- _Task instructions_
Select and copy out every line in the records containing "with".
#####
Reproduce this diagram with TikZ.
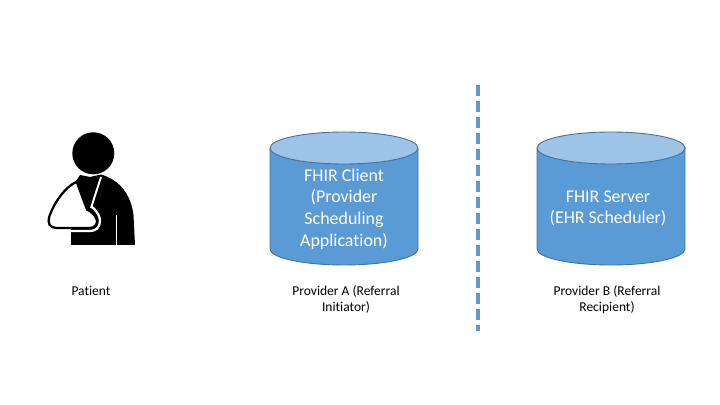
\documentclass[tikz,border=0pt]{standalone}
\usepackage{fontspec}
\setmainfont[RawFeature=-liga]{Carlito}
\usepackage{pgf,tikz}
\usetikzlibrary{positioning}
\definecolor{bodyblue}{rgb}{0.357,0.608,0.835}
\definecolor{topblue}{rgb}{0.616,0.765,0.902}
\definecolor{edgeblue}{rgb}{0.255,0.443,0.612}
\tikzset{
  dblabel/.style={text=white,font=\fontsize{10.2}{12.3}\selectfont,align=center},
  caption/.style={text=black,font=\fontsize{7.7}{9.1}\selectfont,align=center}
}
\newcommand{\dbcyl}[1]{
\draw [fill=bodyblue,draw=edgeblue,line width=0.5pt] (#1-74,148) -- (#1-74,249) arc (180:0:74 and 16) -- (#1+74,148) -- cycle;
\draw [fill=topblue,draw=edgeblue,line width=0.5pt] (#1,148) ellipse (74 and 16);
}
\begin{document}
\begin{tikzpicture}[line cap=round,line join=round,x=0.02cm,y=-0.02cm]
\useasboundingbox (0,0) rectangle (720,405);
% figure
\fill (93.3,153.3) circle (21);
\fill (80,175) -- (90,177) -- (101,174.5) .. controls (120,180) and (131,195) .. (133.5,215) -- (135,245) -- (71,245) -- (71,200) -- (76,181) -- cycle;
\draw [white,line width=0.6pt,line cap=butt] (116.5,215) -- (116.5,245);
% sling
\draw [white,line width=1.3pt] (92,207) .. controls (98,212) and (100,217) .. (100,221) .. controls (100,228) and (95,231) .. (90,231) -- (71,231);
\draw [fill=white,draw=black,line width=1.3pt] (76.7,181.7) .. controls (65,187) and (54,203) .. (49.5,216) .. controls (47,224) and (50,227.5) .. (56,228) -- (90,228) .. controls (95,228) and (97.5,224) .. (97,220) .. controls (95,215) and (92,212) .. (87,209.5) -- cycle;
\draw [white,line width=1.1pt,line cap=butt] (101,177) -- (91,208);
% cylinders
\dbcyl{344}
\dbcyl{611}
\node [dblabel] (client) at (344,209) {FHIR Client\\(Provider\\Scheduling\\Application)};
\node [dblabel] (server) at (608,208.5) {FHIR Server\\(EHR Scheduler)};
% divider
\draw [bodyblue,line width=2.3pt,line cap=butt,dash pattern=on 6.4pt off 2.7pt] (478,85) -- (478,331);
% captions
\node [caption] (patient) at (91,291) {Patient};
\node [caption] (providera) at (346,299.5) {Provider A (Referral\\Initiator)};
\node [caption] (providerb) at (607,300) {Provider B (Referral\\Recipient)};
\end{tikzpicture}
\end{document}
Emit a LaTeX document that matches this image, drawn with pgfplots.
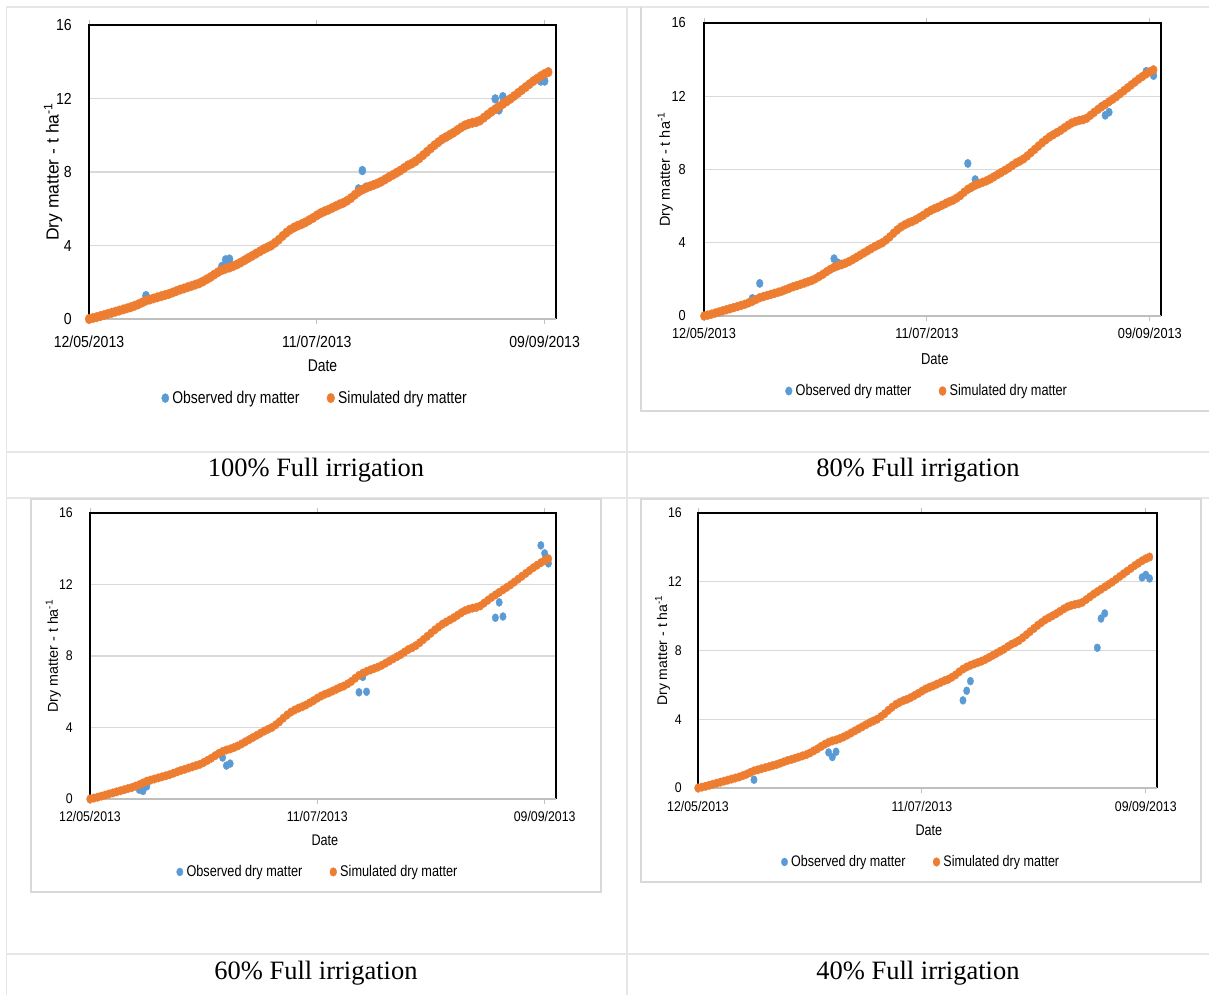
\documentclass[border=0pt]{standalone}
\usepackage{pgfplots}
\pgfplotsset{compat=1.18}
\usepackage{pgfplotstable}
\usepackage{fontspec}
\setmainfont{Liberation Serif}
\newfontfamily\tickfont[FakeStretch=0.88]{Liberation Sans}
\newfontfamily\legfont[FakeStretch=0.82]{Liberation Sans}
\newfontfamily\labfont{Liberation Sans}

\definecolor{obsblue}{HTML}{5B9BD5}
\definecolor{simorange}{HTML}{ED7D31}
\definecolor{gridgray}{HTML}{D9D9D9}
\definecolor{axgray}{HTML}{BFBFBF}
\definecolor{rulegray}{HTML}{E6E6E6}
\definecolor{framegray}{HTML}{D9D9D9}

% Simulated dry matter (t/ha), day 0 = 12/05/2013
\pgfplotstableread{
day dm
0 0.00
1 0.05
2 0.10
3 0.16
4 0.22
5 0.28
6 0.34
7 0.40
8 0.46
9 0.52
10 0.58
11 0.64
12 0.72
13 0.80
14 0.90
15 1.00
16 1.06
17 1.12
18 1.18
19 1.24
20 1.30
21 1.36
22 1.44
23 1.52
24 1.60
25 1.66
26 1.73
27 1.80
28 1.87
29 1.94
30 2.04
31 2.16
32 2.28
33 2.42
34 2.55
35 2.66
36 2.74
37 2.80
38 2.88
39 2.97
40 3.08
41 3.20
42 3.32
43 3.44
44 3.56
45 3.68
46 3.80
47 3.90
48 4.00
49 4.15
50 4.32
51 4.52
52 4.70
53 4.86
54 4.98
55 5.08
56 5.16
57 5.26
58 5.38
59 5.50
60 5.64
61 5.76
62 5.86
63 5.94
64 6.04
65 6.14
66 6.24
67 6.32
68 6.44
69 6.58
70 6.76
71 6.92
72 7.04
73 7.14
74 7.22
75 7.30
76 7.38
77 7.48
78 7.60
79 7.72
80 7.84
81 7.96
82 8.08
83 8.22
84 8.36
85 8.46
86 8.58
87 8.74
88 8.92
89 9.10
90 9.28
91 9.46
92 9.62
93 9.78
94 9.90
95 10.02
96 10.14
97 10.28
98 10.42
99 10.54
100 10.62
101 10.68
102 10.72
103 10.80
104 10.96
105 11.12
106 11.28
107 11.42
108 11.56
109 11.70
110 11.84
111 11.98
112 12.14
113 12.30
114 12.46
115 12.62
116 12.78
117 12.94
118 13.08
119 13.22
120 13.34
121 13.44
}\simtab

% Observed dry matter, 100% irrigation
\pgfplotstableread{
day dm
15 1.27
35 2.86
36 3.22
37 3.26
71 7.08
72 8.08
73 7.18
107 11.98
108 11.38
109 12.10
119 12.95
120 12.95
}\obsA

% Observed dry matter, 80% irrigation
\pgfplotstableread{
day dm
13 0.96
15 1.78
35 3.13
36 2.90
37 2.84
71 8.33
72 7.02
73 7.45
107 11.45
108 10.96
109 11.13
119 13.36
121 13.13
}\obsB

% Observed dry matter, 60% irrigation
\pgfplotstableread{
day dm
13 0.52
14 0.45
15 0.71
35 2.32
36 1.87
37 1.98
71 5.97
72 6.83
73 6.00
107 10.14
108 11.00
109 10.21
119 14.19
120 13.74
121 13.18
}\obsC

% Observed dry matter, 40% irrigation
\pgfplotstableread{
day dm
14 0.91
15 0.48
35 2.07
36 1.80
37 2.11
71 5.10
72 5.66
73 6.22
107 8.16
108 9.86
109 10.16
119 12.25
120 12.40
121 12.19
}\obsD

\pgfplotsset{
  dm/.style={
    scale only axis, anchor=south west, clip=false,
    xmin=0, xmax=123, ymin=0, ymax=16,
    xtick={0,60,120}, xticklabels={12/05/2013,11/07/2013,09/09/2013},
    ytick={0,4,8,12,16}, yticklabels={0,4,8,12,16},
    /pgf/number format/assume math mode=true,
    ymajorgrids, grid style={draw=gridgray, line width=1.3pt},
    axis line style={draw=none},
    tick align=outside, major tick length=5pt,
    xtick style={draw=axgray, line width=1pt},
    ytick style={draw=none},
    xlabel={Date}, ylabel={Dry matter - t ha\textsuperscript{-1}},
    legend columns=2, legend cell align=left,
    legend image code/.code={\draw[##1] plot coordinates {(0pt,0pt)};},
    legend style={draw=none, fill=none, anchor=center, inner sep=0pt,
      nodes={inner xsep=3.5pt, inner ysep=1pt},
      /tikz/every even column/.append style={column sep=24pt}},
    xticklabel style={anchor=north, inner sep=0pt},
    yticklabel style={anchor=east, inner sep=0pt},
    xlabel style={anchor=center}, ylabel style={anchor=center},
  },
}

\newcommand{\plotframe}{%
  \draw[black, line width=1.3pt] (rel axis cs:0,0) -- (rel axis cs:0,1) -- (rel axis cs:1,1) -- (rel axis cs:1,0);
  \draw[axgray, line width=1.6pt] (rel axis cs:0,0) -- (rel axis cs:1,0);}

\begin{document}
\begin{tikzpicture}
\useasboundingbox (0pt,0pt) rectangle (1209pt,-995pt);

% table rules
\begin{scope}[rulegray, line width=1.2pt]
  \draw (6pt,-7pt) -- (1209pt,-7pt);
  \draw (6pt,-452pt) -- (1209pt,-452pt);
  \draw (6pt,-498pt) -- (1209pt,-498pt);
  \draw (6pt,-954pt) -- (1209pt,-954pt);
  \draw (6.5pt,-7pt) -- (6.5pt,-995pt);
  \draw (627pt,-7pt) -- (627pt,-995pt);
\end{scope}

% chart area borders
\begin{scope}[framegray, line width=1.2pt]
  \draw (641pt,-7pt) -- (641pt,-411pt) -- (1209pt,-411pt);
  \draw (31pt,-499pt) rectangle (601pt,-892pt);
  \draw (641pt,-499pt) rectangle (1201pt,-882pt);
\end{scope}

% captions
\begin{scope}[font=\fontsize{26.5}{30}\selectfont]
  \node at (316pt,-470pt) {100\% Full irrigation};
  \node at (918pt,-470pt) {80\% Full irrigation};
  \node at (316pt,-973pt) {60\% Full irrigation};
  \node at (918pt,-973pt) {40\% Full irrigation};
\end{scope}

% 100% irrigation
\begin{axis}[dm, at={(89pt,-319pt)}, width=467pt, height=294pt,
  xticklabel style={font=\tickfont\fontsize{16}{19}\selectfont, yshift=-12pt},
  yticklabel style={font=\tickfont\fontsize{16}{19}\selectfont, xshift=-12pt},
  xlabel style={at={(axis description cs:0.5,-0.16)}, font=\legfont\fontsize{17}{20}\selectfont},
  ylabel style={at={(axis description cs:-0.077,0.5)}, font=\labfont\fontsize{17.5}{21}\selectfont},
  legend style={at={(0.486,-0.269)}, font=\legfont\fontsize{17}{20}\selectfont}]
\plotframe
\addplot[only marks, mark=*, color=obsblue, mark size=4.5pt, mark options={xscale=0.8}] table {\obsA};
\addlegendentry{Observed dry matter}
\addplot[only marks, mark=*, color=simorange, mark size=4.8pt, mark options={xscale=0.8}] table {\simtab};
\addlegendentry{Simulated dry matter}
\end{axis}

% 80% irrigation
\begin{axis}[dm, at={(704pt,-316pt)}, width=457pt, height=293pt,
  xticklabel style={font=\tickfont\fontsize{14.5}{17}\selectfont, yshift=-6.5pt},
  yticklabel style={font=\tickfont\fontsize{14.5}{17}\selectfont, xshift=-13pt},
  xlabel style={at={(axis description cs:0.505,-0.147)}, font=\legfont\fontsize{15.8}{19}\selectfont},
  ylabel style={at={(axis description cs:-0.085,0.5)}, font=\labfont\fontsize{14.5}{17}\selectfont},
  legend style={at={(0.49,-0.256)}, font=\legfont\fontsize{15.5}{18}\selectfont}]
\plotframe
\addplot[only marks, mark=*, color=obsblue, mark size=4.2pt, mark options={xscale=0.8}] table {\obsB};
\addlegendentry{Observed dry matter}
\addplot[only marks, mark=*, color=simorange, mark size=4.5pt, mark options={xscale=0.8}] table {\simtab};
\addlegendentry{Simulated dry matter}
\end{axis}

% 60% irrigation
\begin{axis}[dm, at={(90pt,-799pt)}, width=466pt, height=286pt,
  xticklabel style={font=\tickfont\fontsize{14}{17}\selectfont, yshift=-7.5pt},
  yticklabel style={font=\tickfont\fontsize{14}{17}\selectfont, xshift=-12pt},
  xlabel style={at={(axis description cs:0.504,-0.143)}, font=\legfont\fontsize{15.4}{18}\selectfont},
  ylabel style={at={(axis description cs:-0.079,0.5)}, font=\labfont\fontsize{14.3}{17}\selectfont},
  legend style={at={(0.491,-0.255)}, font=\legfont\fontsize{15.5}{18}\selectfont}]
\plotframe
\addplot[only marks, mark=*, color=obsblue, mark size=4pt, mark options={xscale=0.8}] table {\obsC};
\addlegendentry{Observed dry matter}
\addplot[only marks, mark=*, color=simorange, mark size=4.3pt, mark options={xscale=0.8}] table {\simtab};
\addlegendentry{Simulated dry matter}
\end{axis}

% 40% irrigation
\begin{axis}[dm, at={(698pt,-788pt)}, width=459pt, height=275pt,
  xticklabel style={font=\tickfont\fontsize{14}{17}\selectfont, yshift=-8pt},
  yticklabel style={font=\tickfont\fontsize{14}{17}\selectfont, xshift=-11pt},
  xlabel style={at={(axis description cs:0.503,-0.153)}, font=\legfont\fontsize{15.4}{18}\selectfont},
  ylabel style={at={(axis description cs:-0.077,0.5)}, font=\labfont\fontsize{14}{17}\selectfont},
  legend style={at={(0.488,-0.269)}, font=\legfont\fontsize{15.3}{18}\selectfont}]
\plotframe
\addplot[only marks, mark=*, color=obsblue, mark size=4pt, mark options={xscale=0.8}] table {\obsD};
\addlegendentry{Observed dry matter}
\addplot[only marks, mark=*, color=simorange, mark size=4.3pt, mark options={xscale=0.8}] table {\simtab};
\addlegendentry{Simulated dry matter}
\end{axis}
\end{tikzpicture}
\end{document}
#####
- _Full answer_
Reproduce this diagram with TikZ.
Emit a LaTeX document that matches this image, drawn with pgfplots.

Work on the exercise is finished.